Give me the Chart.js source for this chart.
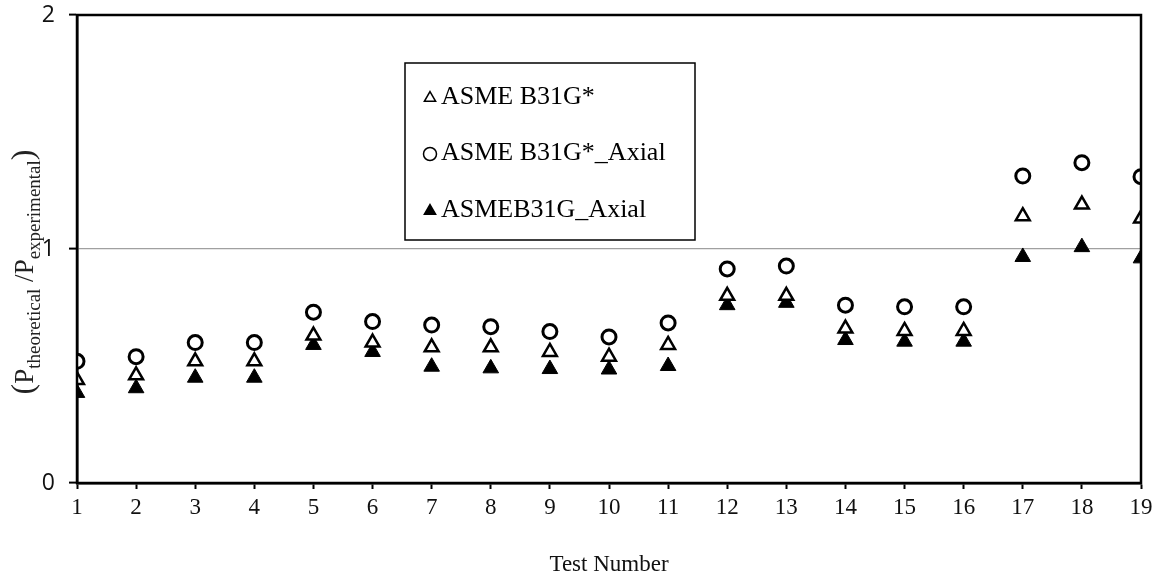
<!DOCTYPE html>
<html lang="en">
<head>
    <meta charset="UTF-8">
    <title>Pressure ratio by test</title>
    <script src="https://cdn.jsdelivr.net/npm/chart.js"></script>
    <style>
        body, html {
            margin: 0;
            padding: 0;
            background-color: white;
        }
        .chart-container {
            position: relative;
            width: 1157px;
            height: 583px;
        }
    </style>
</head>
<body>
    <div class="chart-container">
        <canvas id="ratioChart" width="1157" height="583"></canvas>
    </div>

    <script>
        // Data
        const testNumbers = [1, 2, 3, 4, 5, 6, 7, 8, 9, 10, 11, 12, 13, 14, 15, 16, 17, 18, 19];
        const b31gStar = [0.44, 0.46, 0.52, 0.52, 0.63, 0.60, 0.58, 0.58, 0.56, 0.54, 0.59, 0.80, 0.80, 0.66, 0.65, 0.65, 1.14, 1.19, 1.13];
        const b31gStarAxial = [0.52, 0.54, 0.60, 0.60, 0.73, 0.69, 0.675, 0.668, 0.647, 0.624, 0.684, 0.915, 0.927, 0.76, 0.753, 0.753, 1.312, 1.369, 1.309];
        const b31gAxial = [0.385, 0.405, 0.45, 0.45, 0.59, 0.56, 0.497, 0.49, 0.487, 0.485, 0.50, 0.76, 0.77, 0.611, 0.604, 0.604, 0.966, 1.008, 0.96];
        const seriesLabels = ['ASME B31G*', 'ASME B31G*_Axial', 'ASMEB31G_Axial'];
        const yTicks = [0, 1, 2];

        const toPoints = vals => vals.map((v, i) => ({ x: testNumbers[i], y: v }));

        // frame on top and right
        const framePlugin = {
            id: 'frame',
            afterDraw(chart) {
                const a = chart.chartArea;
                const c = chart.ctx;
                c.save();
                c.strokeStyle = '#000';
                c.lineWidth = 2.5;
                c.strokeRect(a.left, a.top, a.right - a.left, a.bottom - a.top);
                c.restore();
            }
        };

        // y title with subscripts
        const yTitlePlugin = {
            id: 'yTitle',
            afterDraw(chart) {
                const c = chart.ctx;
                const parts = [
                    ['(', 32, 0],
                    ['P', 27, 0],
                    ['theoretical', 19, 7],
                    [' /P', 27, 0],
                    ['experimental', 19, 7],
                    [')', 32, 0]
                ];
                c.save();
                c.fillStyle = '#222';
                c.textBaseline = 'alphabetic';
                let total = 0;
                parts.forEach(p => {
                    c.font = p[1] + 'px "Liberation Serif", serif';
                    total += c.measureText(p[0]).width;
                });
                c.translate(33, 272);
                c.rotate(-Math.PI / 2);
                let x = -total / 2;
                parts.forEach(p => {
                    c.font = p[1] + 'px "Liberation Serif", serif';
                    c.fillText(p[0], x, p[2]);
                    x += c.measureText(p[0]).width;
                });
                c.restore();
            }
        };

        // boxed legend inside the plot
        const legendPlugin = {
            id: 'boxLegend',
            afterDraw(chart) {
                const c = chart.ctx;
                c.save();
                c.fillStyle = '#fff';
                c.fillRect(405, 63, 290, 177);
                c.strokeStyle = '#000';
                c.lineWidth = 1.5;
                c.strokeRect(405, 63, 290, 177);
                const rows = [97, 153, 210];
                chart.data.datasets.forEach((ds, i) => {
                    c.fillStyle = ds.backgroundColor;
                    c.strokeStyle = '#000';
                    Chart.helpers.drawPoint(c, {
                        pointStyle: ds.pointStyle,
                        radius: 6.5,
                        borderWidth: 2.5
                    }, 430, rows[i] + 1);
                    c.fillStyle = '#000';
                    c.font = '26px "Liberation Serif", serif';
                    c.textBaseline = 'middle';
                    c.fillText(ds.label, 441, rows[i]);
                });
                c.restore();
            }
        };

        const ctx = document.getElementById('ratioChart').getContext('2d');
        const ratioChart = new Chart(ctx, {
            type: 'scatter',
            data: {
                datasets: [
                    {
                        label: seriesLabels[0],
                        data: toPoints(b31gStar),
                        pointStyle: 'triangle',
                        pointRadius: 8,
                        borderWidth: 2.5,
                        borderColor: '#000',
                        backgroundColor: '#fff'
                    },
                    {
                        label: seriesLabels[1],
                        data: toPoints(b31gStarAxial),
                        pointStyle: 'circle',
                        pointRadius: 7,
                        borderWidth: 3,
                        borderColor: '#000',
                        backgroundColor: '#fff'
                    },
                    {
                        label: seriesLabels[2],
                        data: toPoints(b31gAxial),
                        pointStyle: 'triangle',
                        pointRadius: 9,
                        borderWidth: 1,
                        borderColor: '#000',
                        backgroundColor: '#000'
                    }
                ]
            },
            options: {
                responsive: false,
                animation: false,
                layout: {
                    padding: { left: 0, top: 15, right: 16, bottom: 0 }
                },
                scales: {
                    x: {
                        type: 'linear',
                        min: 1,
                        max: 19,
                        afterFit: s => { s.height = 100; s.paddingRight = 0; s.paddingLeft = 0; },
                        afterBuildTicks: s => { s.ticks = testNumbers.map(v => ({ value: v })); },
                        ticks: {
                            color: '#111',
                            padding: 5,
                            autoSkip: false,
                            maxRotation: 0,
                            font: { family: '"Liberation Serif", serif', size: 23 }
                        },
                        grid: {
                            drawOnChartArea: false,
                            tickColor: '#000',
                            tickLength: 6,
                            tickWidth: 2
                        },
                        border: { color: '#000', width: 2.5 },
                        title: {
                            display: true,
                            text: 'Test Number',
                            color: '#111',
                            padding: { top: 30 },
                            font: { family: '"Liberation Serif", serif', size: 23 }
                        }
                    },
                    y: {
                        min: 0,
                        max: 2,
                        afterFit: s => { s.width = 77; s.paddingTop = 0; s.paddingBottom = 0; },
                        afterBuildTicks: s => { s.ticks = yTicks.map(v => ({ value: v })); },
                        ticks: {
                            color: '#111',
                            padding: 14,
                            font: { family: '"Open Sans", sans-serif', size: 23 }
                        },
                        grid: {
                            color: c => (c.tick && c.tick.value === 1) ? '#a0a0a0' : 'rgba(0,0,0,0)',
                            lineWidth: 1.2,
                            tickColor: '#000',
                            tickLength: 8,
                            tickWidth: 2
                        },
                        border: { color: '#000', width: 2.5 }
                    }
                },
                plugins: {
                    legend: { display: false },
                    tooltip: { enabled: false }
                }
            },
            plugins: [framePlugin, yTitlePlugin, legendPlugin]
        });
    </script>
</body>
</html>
**********
__Prompt__: Reproduce every line of the material precisely, omitting its pictures.

__Answer to the exercise__:
Give me the Chart.js source for this chart.
<!DOCTYPE html>
<html lang="en">
<head>
    <meta charset="UTF-8">
    <title>Pressure ratio by test</title>
    <script src="https://cdn.jsdelivr.net/npm/chart.js"></script>
    <style>
        body, html {
            margin: 0;
            padding: 0;
            background-color: white;
        }
        .chart-container {
            position: relative;
            width: 1157px;
            height: 583px;
        }
    </style>
</head>
<body>
    <div class="chart-container">
        <canvas id="ratioChart" width="1157" height="583"></canvas>
    </div>

    <script>
        // Data
        const testNumbers = [1, 2, 3, 4, 5, 6, 7, 8, 9, 10, 11, 12, 13, 14, 15, 16, 17, 18, 19];
        const b31gStar = [0.44, 0.46, 0.52, 0.52, 0.63, 0.60, 0.58, 0.58, 0.56, 0.54, 0.59, 0.80, 0.80, 0.66, 0.65, 0.65, 1.14, 1.19, 1.13];
        const b31gStarAxial = [0.52, 0.54, 0.60, 0.60, 0.73, 0.69, 0.675, 0.668, 0.647, 0.624, 0.684, 0.915, 0.927, 0.76, 0.753, 0.753, 1.312, 1.369, 1.309];
        const b31gAxial = [0.385, 0.405, 0.45, 0.45, 0.59, 0.56, 0.497, 0.49, 0.487, 0.485, 0.50, 0.76, 0.77, 0.611, 0.604, 0.604, 0.966, 1.008, 0.96];
        const seriesLabels = ['ASME B31G*', 'ASME B31G*_Axial', 'ASMEB31G_Axial'];
        const yTicks = [0, 1, 2];

        const toPoints = vals => vals.map((v, i) => ({ x: testNumbers[i], y: v }));

        // frame on top and right
        const framePlugin = {
            id: 'frame',
            afterDraw(chart) {
                const a = chart.chartArea;
                const c = chart.ctx;
                c.save();
                c.strokeStyle = '#000';
                c.lineWidth = 2.5;
                c.strokeRect(a.left, a.top, a.right - a.left, a.bottom - a.top);
                c.restore();
            }
        };

        // y title with subscripts
        const yTitlePlugin = {
            id: 'yTitle',
            afterDraw(chart) {
                const c = chart.ctx;
                const parts = [
                    ['(', 32, 0],
                    ['P', 27, 0],
                    ['theoretical', 19, 7],
                    [' /P', 27, 0],
                    ['experimental', 19, 7],
                    [')', 32, 0]
                ];
                c.save();
                c.fillStyle = '#222';
                c.textBaseline = 'alphabetic';
                let total = 0;
                parts.forEach(p => {
                    c.font = p[1] + 'px "Liberation Serif", serif';
                    total += c.measureText(p[0]).width;
                });
                c.translate(33, 272);
                c.rotate(-Math.PI / 2);
                let x = -total / 2;
                parts.forEach(p => {
                    c.font = p[1] + 'px "Liberation Serif", serif';
                    c.fillText(p[0], x, p[2]);
                    x += c.measureText(p[0]).width;
                });
                c.restore();
            }
        };

        // boxed legend inside the plot
        const legendPlugin = {
            id: 'boxLegend',
            afterDraw(chart) {
                const c = chart.ctx;
                c.save();
                c.fillStyle = '#fff';
                c.fillRect(405, 63, 290, 177);
                c.strokeStyle = '#000';
                c.lineWidth = 1.5;
                c.strokeRect(405, 63, 290, 177);
                const rows = [97, 153, 210];
                chart.data.datasets.forEach((ds, i) => {
                    c.fillStyle = ds.backgroundColor;
                    c.strokeStyle = '#000';
                    Chart.helpers.drawPoint(c, {
                        pointStyle: ds.pointStyle,
                        radius: 6.5,
                        borderWidth: 2.5
                    }, 430, rows[i] + 1);
                    c.fillStyle = '#000';
                    c.font = '26px "Liberation Serif", serif';
                    c.textBaseline = 'middle';
                    c.fillText(ds.label, 441, rows[i]);
                });
                c.restore();
            }
        };

        const ctx = document.getElementById('ratioChart').getContext('2d');
        const ratioChart = new Chart(ctx, {
            type: 'scatter',
            data: {
                datasets: [
                    {
                        label: seriesLabels[0],
                        data: toPoints(b31gStar),
                        pointStyle: 'triangle',
                        pointRadius: 8,
                        borderWidth: 2.5,
                        borderColor: '#000',
                        backgroundColor: '#fff'
                    },
                    {
                        label: seriesLabels[1],
                        data: toPoints(b31gStarAxial),
                        pointStyle: 'circle',
                        pointRadius: 7,
                        borderWidth: 3,
                        borderColor: '#000',
                        backgroundColor: '#fff'
                    },
                    {
                        label: seriesLabels[2],
                        data: toPoints(b31gAxial),
                        pointStyle: 'triangle',
                        pointRadius: 9,
                        borderWidth: 1,
                        borderColor: '#000',
                        backgroundColor: '#000'
                    }
                ]
            },
            options: {
                responsive: false,
                animation: false,
                layout: {
                    padding: { left: 0, top: 15, right: 16, bottom: 0 }
                },
                scales: {
                    x: {
                        type: 'linear',
                        min: 1,
                        max: 19,
                        afterFit: s => { s.height = 100; s.paddingRight = 0; s.paddingLeft = 0; },
                        afterBuildTicks: s => { s.ticks = testNumbers.map(v => ({ value: v })); },
                        ticks: {
                            color: '#111',
                            padding: 5,
                            autoSkip: false,
                            maxRotation: 0,
                            font: { family: '"Liberation Serif", serif', size: 23 }
                        },
                        grid: {
                            drawOnChartArea: false,
                            tickColor: '#000',
                            tickLength: 6,
                            tickWidth: 2
                        },
                        border: { color: '#000', width: 2.5 },
                        title: {
                            display: true,
                            text: 'Test Number',
                            color: '#111',
                            padding: { top: 30 },
                            font: { family: '"Liberation Serif", serif', size: 23 }
                        }
                    },
                    y: {
                        min: 0,
                        max: 2,
                        afterFit: s => { s.width = 77; s.paddingTop = 0; s.paddingBottom = 0; },
                        afterBuildTicks: s => { s.ticks = yTicks.map(v => ({ value: v })); },
                        ticks: {
                            color: '#111',
                            padding: 14,
                            font: { family: '"Open Sans", sans-serif', size: 23 }
                        },
                        grid: {
                            color: c => (c.tick && c.tick.value === 1) ? '#a0a0a0' : 'rgba(0,0,0,0)',
                            lineWidth: 1.2,
                            tickColor: '#000',
                            tickLength: 8,
                            tickWidth: 2
                        },
                        border: { color: '#000', width: 2.5 }
                    }
                },
                plugins: {
                    legend: { display: false },
                    tooltip: { enabled: false }
                }
            },
            plugins: [framePlugin, yTitlePlugin, legendPlugin]
        });
    </script>
</body>
</html>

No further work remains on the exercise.